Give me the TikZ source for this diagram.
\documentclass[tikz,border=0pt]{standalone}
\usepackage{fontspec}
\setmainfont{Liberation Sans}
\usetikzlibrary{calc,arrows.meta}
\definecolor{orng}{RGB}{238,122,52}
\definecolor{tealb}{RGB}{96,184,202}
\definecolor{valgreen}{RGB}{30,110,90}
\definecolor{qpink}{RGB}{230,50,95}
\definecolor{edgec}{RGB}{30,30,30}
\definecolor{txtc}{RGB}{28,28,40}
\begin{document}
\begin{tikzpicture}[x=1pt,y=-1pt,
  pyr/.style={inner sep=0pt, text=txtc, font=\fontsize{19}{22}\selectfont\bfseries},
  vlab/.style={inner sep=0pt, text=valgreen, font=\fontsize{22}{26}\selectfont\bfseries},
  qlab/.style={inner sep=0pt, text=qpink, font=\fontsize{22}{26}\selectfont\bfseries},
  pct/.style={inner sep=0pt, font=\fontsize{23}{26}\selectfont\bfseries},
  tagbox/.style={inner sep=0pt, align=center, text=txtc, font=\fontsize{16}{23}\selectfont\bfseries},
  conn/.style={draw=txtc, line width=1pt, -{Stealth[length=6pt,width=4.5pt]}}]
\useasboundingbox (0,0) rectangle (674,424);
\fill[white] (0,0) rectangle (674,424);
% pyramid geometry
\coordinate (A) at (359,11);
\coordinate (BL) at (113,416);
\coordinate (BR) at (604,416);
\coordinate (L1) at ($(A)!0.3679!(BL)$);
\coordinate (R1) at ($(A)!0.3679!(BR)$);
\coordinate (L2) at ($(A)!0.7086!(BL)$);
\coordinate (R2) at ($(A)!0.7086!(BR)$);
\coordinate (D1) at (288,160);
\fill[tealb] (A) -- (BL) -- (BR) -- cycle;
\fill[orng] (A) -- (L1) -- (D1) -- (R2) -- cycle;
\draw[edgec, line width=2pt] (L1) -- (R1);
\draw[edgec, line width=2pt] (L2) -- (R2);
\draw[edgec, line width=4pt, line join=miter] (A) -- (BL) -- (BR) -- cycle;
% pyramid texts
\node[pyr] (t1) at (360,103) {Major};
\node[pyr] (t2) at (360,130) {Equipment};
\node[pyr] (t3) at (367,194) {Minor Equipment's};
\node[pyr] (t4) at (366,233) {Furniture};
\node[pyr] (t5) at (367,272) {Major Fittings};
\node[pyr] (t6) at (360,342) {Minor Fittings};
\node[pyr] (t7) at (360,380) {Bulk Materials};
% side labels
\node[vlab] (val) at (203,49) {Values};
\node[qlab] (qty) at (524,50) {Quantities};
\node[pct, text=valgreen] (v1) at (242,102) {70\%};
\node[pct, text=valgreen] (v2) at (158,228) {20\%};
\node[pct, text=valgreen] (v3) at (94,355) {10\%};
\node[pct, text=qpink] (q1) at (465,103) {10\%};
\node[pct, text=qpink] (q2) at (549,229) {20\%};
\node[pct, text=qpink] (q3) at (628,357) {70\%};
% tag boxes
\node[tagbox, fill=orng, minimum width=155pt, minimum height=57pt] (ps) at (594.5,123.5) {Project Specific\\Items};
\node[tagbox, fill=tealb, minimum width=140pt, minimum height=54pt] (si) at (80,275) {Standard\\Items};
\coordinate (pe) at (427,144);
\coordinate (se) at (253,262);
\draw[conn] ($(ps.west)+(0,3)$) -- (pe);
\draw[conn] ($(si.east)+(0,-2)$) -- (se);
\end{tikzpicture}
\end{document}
--------------------------------
#### Requirements:
Return all of the data word for word.

#### Response to this exercise:
Give me the TikZ source for this diagram.
\documentclass[tikz,border=0pt]{standalone}
\usepackage{fontspec}
\setmainfont{Liberation Sans}
\usetikzlibrary{calc,arrows.meta}
\definecolor{orng}{RGB}{238,122,52}
\definecolor{tealb}{RGB}{96,184,202}
\definecolor{valgreen}{RGB}{30,110,90}
\definecolor{qpink}{RGB}{230,50,95}
\definecolor{edgec}{RGB}{30,30,30}
\definecolor{txtc}{RGB}{28,28,40}
\begin{document}
\begin{tikzpicture}[x=1pt,y=-1pt,
  pyr/.style={inner sep=0pt, text=txtc, font=\fontsize{19}{22}\selectfont\bfseries},
  vlab/.style={inner sep=0pt, text=valgreen, font=\fontsize{22}{26}\selectfont\bfseries},
  qlab/.style={inner sep=0pt, text=qpink, font=\fontsize{22}{26}\selectfont\bfseries},
  pct/.style={inner sep=0pt, font=\fontsize{23}{26}\selectfont\bfseries},
  tagbox/.style={inner sep=0pt, align=center, text=txtc, font=\fontsize{16}{23}\selectfont\bfseries},
  conn/.style={draw=txtc, line width=1pt, -{Stealth[length=6pt,width=4.5pt]}}]
\useasboundingbox (0,0) rectangle (674,424);
\fill[white] (0,0) rectangle (674,424);
% pyramid geometry
\coordinate (A) at (359,11);
\coordinate (BL) at (113,416);
\coordinate (BR) at (604,416);
\coordinate (L1) at ($(A)!0.3679!(BL)$);
\coordinate (R1) at ($(A)!0.3679!(BR)$);
\coordinate (L2) at ($(A)!0.7086!(BL)$);
\coordinate (R2) at ($(A)!0.7086!(BR)$);
\coordinate (D1) at (288,160);
\fill[tealb] (A) -- (BL) -- (BR) -- cycle;
\fill[orng] (A) -- (L1) -- (D1) -- (R2) -- cycle;
\draw[edgec, line width=2pt] (L1) -- (R1);
\draw[edgec, line width=2pt] (L2) -- (R2);
\draw[edgec, line width=4pt, line join=miter] (A) -- (BL) -- (BR) -- cycle;
% pyramid texts
\node[pyr] (t1) at (360,103) {Major};
\node[pyr] (t2) at (360,130) {Equipment};
\node[pyr] (t3) at (367,194) {Minor Equipment's};
\node[pyr] (t4) at (366,233) {Furniture};
\node[pyr] (t5) at (367,272) {Major Fittings};
\node[pyr] (t6) at (360,342) {Minor Fittings};
\node[pyr] (t7) at (360,380) {Bulk Materials};
% side labels
\node[vlab] (val) at (203,49) {Values};
\node[qlab] (qty) at (524,50) {Quantities};
\node[pct, text=valgreen] (v1) at (242,102) {70\%};
\node[pct, text=valgreen] (v2) at (158,228) {20\%};
\node[pct, text=valgreen] (v3) at (94,355) {10\%};
\node[pct, text=qpink] (q1) at (465,103) {10\%};
\node[pct, text=qpink] (q2) at (549,229) {20\%};
\node[pct, text=qpink] (q3) at (628,357) {70\%};
% tag boxes
\node[tagbox, fill=orng, minimum width=155pt, minimum height=57pt] (ps) at (594.5,123.5) {Project Specific\\Items};
\node[tagbox, fill=tealb, minimum width=140pt, minimum height=54pt] (si) at (80,275) {Standard\\Items};
\coordinate (pe) at (427,144);
\coordinate (se) at (253,262);
\draw[conn] ($(ps.west)+(0,3)$) -- (pe);
\draw[conn] ($(si.east)+(0,-2)$) -- (se);
\end{tikzpicture}
\end{document}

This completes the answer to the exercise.